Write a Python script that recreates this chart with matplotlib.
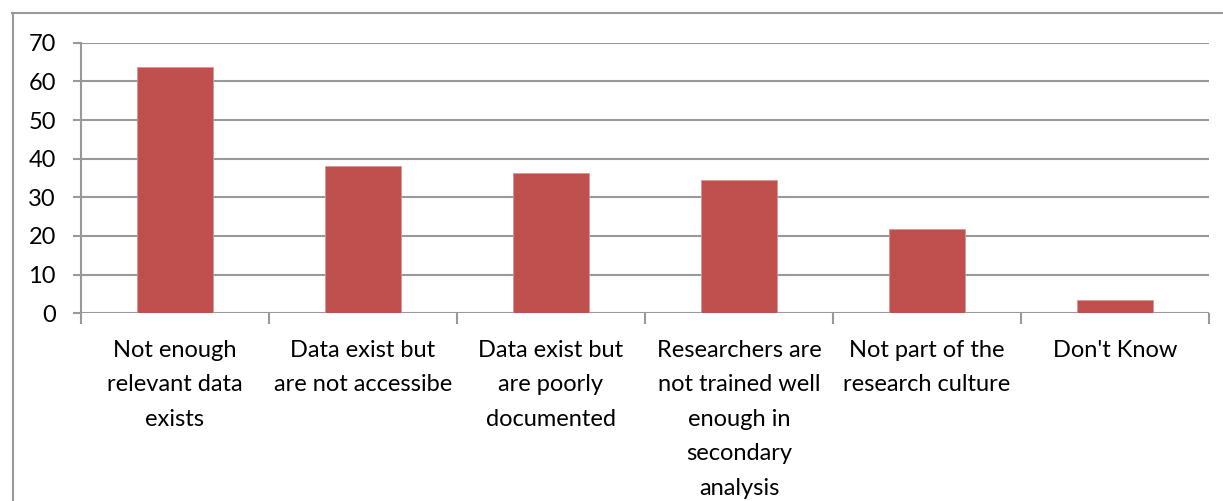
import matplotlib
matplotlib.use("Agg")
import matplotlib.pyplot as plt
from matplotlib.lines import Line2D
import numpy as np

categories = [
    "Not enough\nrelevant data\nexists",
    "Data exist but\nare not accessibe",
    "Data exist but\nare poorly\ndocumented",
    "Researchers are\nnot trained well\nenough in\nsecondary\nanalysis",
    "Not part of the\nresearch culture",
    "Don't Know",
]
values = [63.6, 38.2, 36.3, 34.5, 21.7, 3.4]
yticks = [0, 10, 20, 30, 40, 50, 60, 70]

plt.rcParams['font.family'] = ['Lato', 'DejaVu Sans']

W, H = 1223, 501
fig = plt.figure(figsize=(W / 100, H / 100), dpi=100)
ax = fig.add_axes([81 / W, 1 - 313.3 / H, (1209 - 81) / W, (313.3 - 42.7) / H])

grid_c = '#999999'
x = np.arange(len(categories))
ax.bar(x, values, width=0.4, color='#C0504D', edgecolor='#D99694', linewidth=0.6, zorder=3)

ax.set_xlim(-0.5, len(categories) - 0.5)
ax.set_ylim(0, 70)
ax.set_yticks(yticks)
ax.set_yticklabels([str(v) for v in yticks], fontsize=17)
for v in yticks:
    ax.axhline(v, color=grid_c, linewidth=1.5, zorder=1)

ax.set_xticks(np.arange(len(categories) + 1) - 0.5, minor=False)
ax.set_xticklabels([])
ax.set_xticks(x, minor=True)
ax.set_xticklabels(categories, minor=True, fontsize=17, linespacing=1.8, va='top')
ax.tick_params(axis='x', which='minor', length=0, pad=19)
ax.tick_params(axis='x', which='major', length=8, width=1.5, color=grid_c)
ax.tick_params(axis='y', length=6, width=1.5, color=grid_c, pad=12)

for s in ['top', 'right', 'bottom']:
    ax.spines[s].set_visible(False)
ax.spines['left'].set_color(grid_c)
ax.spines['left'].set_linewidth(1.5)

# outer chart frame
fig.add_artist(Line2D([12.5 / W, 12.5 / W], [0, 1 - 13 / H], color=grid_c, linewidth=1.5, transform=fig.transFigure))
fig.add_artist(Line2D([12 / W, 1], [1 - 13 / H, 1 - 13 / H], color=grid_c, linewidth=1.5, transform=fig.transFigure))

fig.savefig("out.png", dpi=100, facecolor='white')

+---+

| SHORT PROBLEM |
Quote, please, every line of the material above from its start through the line that has "plt.rcParams['font.family'] = ['Lato', 'DejaVu", reproducing the words exactly and dropping any images.

| RESPONSE |
Write a Python script that recreates this chart with matplotlib.
import matplotlib
matplotlib.use("Agg")
import matplotlib.pyplot as plt
from matplotlib.lines import Line2D
import numpy as np

categories = [
    "Not enough\nrelevant data\nexists",
    "Data exist but\nare not accessibe",
    "Data exist but\nare poorly\ndocumented",
    "Researchers are\nnot trained well\nenough in\nsecondary\nanalysis",
    "Not part of the\nresearch culture",
    "Don't Know",
]
values = [63.6, 38.2, 36.3, 34.5, 21.7, 3.4]
yticks = [0, 10, 20, 30, 40, 50, 60, 70]

plt.rcParams['font.family'] = ['Lato', 'DejaVu Sans']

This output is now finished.